Few shows leave the audience with a burning desire to head to the nearest CVS and buy up milk. And yet, “The Milk Made,” an original musical by the Harvard-Radcliffe Gilbert and Sullivan Players and directed by Victoria H. Gong ’23 and Keagan Yap ’25, did just that. The unexpected on stage transformation of milk into a highly sought-after good is emblematic of the show as a whole. With plenty of modern humor, a crowd-pleasing, romantic plot, and complemented by phenomenal music, “The Milk Mad,” which ran between March 24 and 27 is nothing if not original.
Set in the futuristic world of a Chinese-dominated London, the musical follows a commoner whose sister is facing the struggle of being in love with “The Lady” (Katherine E. Vandermel ’25), who was set to be married to a nobleman. The Commoner (Alina S. Dong ’23), together with a group of friendly anarchists, spends the show helping her sister figure out a way to be with her true love, even though she is not a noble.

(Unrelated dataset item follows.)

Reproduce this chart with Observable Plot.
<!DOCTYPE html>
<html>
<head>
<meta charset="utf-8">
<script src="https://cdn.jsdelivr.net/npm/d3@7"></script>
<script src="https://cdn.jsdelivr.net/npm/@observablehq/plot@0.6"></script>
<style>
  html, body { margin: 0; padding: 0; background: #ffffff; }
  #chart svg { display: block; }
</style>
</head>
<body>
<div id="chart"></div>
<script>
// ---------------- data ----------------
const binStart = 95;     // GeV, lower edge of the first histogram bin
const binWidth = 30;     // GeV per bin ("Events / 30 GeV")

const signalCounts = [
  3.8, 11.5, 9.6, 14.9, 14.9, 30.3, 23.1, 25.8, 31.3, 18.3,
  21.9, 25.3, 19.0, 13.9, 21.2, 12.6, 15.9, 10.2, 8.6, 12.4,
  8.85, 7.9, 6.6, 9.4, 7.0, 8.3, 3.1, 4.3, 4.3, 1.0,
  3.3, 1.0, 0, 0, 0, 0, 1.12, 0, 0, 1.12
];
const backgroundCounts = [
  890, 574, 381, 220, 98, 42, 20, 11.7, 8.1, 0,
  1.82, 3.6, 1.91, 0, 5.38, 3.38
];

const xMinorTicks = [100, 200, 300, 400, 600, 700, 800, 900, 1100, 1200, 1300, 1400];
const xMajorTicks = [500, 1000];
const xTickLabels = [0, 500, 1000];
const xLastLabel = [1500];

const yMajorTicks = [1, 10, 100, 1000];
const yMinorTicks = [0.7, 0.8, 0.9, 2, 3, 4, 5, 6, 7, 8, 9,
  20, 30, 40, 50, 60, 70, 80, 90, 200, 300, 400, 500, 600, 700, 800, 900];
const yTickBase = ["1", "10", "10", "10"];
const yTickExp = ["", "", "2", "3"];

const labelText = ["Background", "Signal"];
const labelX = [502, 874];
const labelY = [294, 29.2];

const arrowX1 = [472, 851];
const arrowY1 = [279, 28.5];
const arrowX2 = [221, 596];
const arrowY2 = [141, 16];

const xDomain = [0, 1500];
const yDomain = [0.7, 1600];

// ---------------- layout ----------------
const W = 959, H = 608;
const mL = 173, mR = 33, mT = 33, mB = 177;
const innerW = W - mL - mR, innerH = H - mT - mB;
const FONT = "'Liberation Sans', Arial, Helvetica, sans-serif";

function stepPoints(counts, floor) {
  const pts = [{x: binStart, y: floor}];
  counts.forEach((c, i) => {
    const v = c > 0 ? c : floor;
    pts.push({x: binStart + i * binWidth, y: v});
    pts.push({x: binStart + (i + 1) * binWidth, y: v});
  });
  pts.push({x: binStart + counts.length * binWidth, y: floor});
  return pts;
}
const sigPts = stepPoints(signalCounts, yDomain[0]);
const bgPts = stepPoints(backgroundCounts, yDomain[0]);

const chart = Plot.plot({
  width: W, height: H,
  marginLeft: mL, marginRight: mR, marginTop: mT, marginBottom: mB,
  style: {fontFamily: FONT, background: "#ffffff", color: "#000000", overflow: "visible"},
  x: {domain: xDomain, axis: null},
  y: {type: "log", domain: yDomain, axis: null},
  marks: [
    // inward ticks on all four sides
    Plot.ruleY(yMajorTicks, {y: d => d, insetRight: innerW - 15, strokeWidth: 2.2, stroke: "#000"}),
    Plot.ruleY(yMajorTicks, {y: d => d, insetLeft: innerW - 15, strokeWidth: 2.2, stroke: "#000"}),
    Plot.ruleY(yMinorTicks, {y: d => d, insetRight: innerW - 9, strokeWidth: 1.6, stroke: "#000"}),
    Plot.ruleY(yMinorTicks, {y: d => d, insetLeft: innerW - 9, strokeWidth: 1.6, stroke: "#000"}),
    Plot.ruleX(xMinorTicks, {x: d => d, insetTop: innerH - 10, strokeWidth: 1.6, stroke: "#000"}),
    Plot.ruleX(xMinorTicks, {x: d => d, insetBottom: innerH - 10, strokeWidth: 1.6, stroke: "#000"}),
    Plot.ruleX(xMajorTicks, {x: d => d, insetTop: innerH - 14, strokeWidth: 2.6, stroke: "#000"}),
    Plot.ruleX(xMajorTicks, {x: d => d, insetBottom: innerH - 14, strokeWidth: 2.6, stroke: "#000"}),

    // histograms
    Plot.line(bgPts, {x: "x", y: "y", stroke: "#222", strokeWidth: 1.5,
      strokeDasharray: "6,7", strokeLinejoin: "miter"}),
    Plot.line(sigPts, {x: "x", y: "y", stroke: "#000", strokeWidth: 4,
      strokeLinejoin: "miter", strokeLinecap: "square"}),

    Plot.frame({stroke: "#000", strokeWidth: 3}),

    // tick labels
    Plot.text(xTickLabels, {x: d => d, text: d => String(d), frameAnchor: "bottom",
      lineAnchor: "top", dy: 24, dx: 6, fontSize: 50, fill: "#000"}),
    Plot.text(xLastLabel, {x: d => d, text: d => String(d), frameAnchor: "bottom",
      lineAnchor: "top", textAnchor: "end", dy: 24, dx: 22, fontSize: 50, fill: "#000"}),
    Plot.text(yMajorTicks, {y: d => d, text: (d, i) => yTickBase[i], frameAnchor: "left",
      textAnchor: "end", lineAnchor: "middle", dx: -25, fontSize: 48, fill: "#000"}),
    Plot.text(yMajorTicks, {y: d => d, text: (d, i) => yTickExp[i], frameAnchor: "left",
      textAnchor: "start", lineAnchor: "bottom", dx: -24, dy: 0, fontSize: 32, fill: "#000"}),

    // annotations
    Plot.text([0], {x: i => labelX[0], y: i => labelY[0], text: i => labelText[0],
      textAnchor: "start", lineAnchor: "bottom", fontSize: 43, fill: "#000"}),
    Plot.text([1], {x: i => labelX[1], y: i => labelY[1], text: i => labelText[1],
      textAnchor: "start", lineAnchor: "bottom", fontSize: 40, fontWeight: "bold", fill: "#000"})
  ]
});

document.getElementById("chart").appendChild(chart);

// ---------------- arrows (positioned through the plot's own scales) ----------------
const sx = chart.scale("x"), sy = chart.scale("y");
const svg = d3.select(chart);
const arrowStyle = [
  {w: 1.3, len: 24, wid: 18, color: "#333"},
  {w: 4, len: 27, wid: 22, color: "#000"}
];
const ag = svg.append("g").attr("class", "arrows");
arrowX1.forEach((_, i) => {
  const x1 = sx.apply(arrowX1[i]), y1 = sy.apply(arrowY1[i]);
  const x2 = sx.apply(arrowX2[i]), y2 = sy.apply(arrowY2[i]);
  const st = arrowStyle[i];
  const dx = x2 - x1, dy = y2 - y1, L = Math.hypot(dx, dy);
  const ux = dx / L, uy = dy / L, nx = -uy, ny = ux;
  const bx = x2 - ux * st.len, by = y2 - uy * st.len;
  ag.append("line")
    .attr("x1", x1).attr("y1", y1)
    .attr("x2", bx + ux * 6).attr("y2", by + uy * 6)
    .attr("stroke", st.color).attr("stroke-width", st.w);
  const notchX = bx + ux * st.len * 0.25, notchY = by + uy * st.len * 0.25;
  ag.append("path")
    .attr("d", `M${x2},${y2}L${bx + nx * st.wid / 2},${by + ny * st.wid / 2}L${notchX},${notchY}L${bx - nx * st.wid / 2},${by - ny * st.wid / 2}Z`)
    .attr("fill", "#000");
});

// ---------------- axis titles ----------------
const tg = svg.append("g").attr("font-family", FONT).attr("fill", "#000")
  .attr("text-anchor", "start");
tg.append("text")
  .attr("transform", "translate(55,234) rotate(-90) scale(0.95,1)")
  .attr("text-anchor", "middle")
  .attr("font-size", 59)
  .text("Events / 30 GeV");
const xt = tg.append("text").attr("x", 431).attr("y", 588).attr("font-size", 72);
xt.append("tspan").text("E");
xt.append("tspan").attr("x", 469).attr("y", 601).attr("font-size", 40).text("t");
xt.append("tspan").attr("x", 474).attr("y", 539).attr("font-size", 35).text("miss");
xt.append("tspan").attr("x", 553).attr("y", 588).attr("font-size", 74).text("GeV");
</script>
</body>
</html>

The script is certainly one of the show’s strengths, and it proves humorous despite some bumps throughout. Some of the humor is at the top of the line. For instance, the milk in question seems to have the same effect as alcohol, and the actors make entertaining movements and comments to simulate this. Though there are times when the humor felt almost forced, not fitting the scene. No matter how the jokes landed, however, the show was consistently engaging through its frequent use of Gen Z slang.
All in all, this light-heartedness stole the spotlight but at the expense of the story. The show revolved around a predictable plot and the repetitive jokes almost beggedto be replaced with dialogue meant to develop a more complex narrative.
With that being said, the music consistently shines despite the script’s highs and lows. Katherine E. Vandermel ’25 stands out with an operatic voice that cannot be missed. Perhaps the show’s biggest strength, the pit orchestra members were perfectly in synch, and the actual music complemented the storyline and the show’s atmosphere nicely.
Enjoyable as it is, though, there is no denying that the music sometimes outshines the actors, making it difficult to hear them sing. Sometimes it is simply unclear what is happening in the story — it is quite literally drowned by the singing. This effect is compounded by the scene design and might be intentional, if inconvenient to the experience of watching “The Milk Made”: There is a screen with the lyrics that requires the audience to tilt their heads down or to the side to get an idea of what is actually being sung at a given moment.
The cast managed to channel their characters and convey their feelings quite naturally throughout the show. The actors never broke character, even when they were doing humorous scenes such as being intoxicated on milk, or being stopped by a personified “stop” sign during a raid.
The scenography and costumes brilliantly complement the acting. The set of the palace had numerous vibrant colors that made the futuristic setting believable. The outfits similarly contributed to the musical’s worldbuilding slant, showing a clear distinction between the social classes that plays a crucial role in the production’s narrative. However, there might be a possible oversight when it comes to the costumes’ authenticity: The story is set in a Chinese-themed world, meanwhile, the wealthier characters are wearing Japanese-style kimonos.
While some of the show’s flaws do take away from the overall message, the purpose of the performance remains clear and the hard work pays off. “The Milk Made” is a humorous and joyful musical.